You can see this shortcut at work in small, ordinary moments. You’re drafting a careful email, then notice a vague line from your manager: “We need to talk.” Your pulse jumps, focus tunnels, and suddenly the report you were polishing feels pointless. Nothing external has changed in those few seconds except your interpretation, yet your decisions about what matters, what to say, even whether to hit “send” are now being filtered through that spike.
Or take a team meeting: one colleague cuts you off mid‑sentence. Before you register the words, your jaw tightens, you stop listening, and you start mentally composing a rebuttal. Afterward, when you cool down, you might realize they were rushing to meet a time limit. The initial surge wasn’t “wrong” so much as incomplete—it gave you a *draft* reaction.
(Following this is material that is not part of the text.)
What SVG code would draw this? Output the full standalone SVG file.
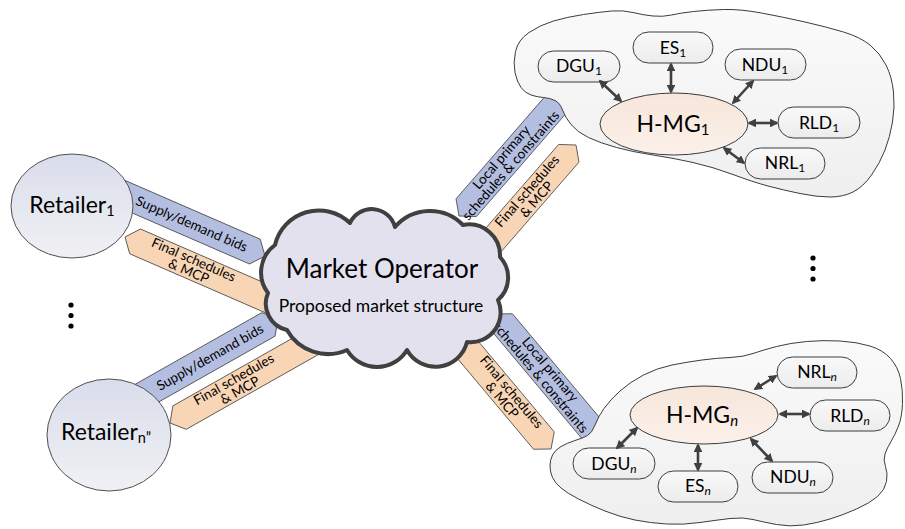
<svg xmlns="http://www.w3.org/2000/svg" width="905" height="529" viewBox="0 0 905 529">
<style>
text{font-family:Lato,"Liberation Sans",sans-serif;fill:#000}
.blue{fill:#b4bee0;stroke:#4a4a4a;stroke-width:0.8}
.orange{fill:#f8d5b5;stroke:#4a4a4a;stroke-width:0.8}
.bt{font-size:13.5px;text-anchor:middle}
.ret{fill:url(#gRet);stroke:#505050;stroke-width:1}
.cloud{fill:url(#gCloud);stroke:#3c3c3c;stroke-width:1}
.node{fill:url(#gNode);stroke:#3c3c3c;stroke-width:1}
.nt{font-size:17.5px;text-anchor:middle}
.hmg{fill:url(#gHmg);stroke:#3c3c3c;stroke-width:1}
.ht{font-size:23px;text-anchor:middle}
.conn line{stroke:#404040;stroke-width:2.6;marker-start:url(#ah);marker-end:url(#ah)}
.dot{fill:#000}
</style>
<defs>
<linearGradient id="gRet" x1="0" y1="0" x2="0" y2="1"><stop offset="0" stop-color="#d9ddeb"/><stop offset="1" stop-color="#f1f1f4"/></linearGradient>
<linearGradient id="gCloud" x1="0" y1="0" x2="0" y2="1"><stop offset="0" stop-color="#fafafa"/><stop offset="1" stop-color="#efefef"/></linearGradient>
<linearGradient id="gNode" x1="0" y1="0" x2="0" y2="1"><stop offset="0" stop-color="#f9f9f9"/><stop offset="1" stop-color="#ececec"/></linearGradient>
<linearGradient id="gHmg" x1="0" y1="0" x2="0" y2="1"><stop offset="0" stop-color="#f7e6da"/><stop offset="1" stop-color="#fbf1ea"/></linearGradient>
<marker id="ah" viewBox="0 0 10 10" refX="8" refY="5" markerWidth="3.4" markerHeight="3.4" orient="auto-start-reverse" markerUnits="strokeWidth"><path d="M0,0 L10,5 L0,10 z" fill="#404040"/></marker>
</defs>

<g id="bands">
  <g id="band-supply-1" transform="translate(265,256) rotate(23.5)">
    <path class="blue" d="M0,0 L-11,-13.5 L-170,-13.5 L-170,13.5 L-11,13.5 Z"/>
    <text class="bt" x="-80" y="4.5">Supply/demand bids</text>
  </g>
  <g id="band-final-1" transform="translate(125,237) rotate(23.5)">
    <path class="orange" d="M0,0 L11,-13.5 L200,-13.5 L200,13.5 L11,13.5 Z"/>
    <text class="bt" x="72" y="-2">Final schedules</text>
    <text class="bt" x="72" y="10.5">&amp; MCP</text>
  </g>
  <g id="band-supply-n" transform="translate(278,319) rotate(-29.5)">
    <path class="blue" d="M0,0 L-11,-13.5 L-190,-13.5 L-190,13.5 L-11,13.5 Z"/>
    <text class="bt" x="-78" y="4.5">Supply/demand bids</text>
  </g>
  <g id="band-final-n" transform="translate(170,423) rotate(-29.5)">
    <path class="orange" d="M0,0 L11,-13.5 L200,-13.5 L200,13.5 L11,13.5 Z"/>
    <text class="bt" x="77" y="-2">Final schedules</text>
    <text class="bt" x="77" y="10.5">&amp; MCP</text>
  </g>
  <g id="band-local-1" transform="translate(459,216) rotate(-49)">
    <path class="blue" d="M0,0 L11,-13.5 L167,-13.5 L167,13.5 L11,13.5 Z"/>
    <text class="bt" x="72" y="-2">Local primary</text>
    <text class="bt" x="72" y="10.5">schedules &amp; constraints</text>
  </g>
  <g id="band-final-h1" transform="translate(576,145) rotate(-49)">
    <path class="orange" d="M0,0 L-11,-13.5 L-180,-13.5 L-180,13.5 L-11,13.5 Z"/>
    <text class="bt" x="-67" y="-2">Final schedules</text>
    <text class="bt" x="-67" y="10.5">&amp; MCP</text>
  </g>
  <g id="band-local-n" transform="translate(495,314) rotate(50)">
    <path class="blue" d="M0,0 L11,-13.5 L170,-13.5 L170,13.5 L11,13.5 Z"/>
    <text class="bt" x="78" y="-2">Local primary</text>
    <text class="bt" x="78" y="10.5">schedules &amp; constraints</text>
  </g>
  <g id="band-final-hn" transform="translate(551,449) rotate(50)">
    <path class="orange" d="M0,0 L-11,-13.5 L-190,-13.5 L-190,13.5 L-11,13.5 Z"/>
    <text class="bt" x="-69" y="-2">Final schedules</text>
    <text class="bt" x="-69" y="10.5">&amp; MCP</text>
  </g>
</g>

<g id="retailer-1">
  <ellipse class="ret" cx="72" cy="206" rx="61" ry="52"/>
  <text x="72" y="213" font-size="23" text-anchor="middle">Retailer<tspan font-size="14.5" dy="3">1</tspan></text>
</g>
<g id="retailer-n">
  <ellipse class="ret" cx="109" cy="435" rx="62" ry="56"/>
  <text x="106" y="440" font-size="23" text-anchor="middle">Retailer<tspan font-size="14.5" dy="3">n”</tspan></text>
</g>

<g id="market-operator">
  <path fill="#e4e1ef" stroke="#404040" stroke-width="4" stroke-linejoin="round" d="M275,245 A45,45 0 0 1 350,223 A24,24 0 0 1 395,227 A46,46 0 0 1 463,225 A31,31 0 0 1 500,257 A30,30 0 0 1 498,300 A30,30 0 0 1 467,342 A32.5,32.5 0 0 1 407,350 A35,35 0 0 1 347,350 A47,47 0 0 1 287,330 A27,27 0 0 1 268,293 A34,34 0 0 1 275,245 Z"/>
  <text x="382" y="278" font-size="26" text-anchor="middle">Market Operator</text>
  <text x="381" y="312" font-size="17.5" text-anchor="middle">Proposed market structure</text>
</g>

<g id="hmg-1-area">
  <path class="cloud" d="M515,72.5 Q513,63 515.5,51.5 Q518,40 529,32.5 Q540,25 553.5,21 Q567,17 583.5,14.5 Q600,12 611.5,11 Q623,10 633,12.5 Q643,15 653,16 Q663,17 671.5,15 Q680,13 693.5,11.5 Q707,10 723.5,9.5 Q740,9 761.5,13 Q783,17 805,22 Q827,27 843.5,32 Q860,37 870,45 Q880,53 886,65 Q892,77 893.5,92 Q895,107 892.5,122 Q890,137 885,150 Q880,163 871.5,175 Q863,187 853,192 Q843,197 830,197 Q817,197 800,193.5 Q783,190 768,186 Q753,182 733,174.5 Q713,167 693,162.5 Q673,158 653,155 Q633,152 616.5,147.5 Q600,143 588.5,137.5 Q577,132 571,124.5 Q565,117 562.5,110 Q560,103 555,100.5 Q550,98 543.5,97.5 Q537,97 531,95 Q525,93 521,87.5 Q517,82 515,72.5 Z"/>
</g>
<g id="hmg-n-area">
  <path class="cloud" d="M550,466 Q550,460 552.5,455 Q555,450 561,446.5 Q567,443 575,440.5 Q583,438 587.5,435.5 Q592,433 595,425 Q598,417 604,408.5 Q610,400 620,391 Q630,382 643.5,375 Q657,368 672,365 Q687,362 702,360 Q717,358 730,357.5 Q743,357 753,353.5 Q763,350 776.5,346.5 Q790,343 806.5,341.5 Q823,340 840,341 Q857,342 870,346 Q883,350 890.5,358.5 Q898,367 900.5,378.5 Q903,390 902.5,403.5 Q902,417 898.5,426 Q895,435 891,441.5 Q887,448 885,454 Q883,460 885.5,466.5 Q888,473 886.5,481.5 Q885,490 877.5,496.5 Q870,503 856.5,509 Q843,515 830,519 Q817,523 803.5,525 Q790,527 776.5,524.5 Q763,522 753,519.5 Q743,517 730,518.5 Q717,520 700,522.5 Q683,525 666.5,524 Q650,523 635,520 Q620,517 605,511 Q590,505 578.5,499 Q567,493 561,488 Q555,483 552.5,477.5 Q550,472 550,466 Z"/>
</g>

<g id="hmg-1"><ellipse class="hmg" cx="674" cy="124" rx="74" ry="31"/><text class="ht" x="673" y="132">H-MG<tspan font-size="15" dy="3">1</tspan></text></g>
<g id="dgu-1"><rect class="node" x="538" y="51" width="82" height="31" rx="15.5"/><text class="nt" x="579" y="72">DGU<tspan font-size="12" dy="3">1</tspan></text></g>
<g id="es-1"><rect class="node" x="633" y="32" width="80" height="31" rx="15.5"/><text class="nt" x="673" y="54">ES<tspan font-size="12" dy="3">1</tspan></text></g>
<g id="ndu-1"><rect class="node" x="725" y="49" width="81" height="31" rx="15.5"/><text class="nt" x="765" y="71">NDU<tspan font-size="12" dy="3">1</tspan></text></g>
<g id="rld-1"><rect class="node" x="778" y="107" width="82" height="31" rx="15.5"/><text class="nt" x="819" y="129">RLD<tspan font-size="12" dy="3">1</tspan></text></g>
<g id="nrl-1"><rect class="node" x="745" y="148" width="80" height="31" rx="15.5"/><text class="nt" x="785" y="169">NRL<tspan font-size="12" dy="3">1</tspan></text></g>

<g id="hmg-n"><ellipse class="hmg" cx="704" cy="415" rx="74" ry="29"/><text class="ht" x="702" y="423">H-MG<tspan font-size="15" dy="3" font-style="italic">n</tspan></text></g>
<g id="nrl-n"><rect class="node" x="777" y="357" width="80" height="31" rx="15.5"/><text class="nt" x="817" y="378">NRL<tspan font-size="12" dy="3" font-style="italic">n</tspan></text></g>
<g id="rld-n"><rect class="node" x="810" y="400" width="80" height="31" rx="15.5"/><text class="nt" x="850" y="422">RLD<tspan font-size="12" dy="3" font-style="italic">n</tspan></text></g>
<g id="dgu-n"><rect class="node" x="573" y="448" width="82" height="31" rx="15.5"/><text class="nt" x="614" y="470">DGU<tspan font-size="12" dy="3" font-style="italic">n</tspan></text></g>
<g id="es-n"><rect class="node" x="658" y="471" width="80" height="31" rx="15.5"/><text class="nt" x="698" y="492">ES<tspan font-size="12" dy="3" font-style="italic">n</tspan></text></g>
<g id="ndu-n"><rect class="node" x="752" y="462" width="81" height="31" rx="15.5"/><text class="nt" x="793" y="483">NDU<tspan font-size="12" dy="3" font-style="italic">n</tspan></text></g>

<g id="connectors" class="conn">
  <line x1="600" y1="81" x2="621" y2="101"/>
  <line x1="671" y1="64" x2="671" y2="92"/>
  <line x1="753" y1="81" x2="733" y2="103"/>
  <line x1="749" y1="123" x2="777" y2="123"/>
  <line x1="724" y1="148" x2="744" y2="163"/>
  <line x1="776" y1="376" x2="755" y2="389"/>
  <line x1="780" y1="414" x2="809" y2="414"/>
  <line x1="617" y1="448" x2="637" y2="428"/>
  <line x1="698" y1="445" x2="698" y2="470"/>
  <line x1="751" y1="439" x2="772" y2="461"/>
</g>

<g id="ellipsis-left">
  <circle class="dot" cx="71" cy="305" r="2.6"/><circle class="dot" cx="71" cy="315.5" r="2.6"/><circle class="dot" cx="71" cy="326" r="2.6"/>
</g>
<g id="ellipsis-right">
  <circle class="dot" cx="813" cy="258" r="2.6"/><circle class="dot" cx="813" cy="268.5" r="2.6"/><circle class="dot" cx="813" cy="279" r="2.6"/>
</g>
</svg>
Think of athletes who’ve trained to pause after a bad call. They still feel the flare, but they’ve practiced a micro‑routine: exhale, adjust posture, reset focus. That tiny inserted step doesn’t erase the feeling; it prevents one moment from dictating the whole game.
Courts, schools, and workplaces are starting to treat emotional hijacks less like moral failures and more like software bugs. Leadership trainings now include “cooldown drills” before negotiations; some judges allow brief regulation breaks for traumatized defendants. Wearables that flag your rising arousal could soon work like a co‑pilot, nudging you to pause before you send that furious message or agree to a lopsided deal. As these tools spread, “think before you act” may become a shared, supported norm, not just advice.
Your challenge this week: when you feel a spike, delay your next move by one extra breath and one tiny question: “What else could this be?” Treat each flare‑up like a pop‑up window—you don’t have to click it. Over time, that small experiment doesn’t erase strong reactions; it turns them into draft versions you can revise instead of final verdicts you must obey.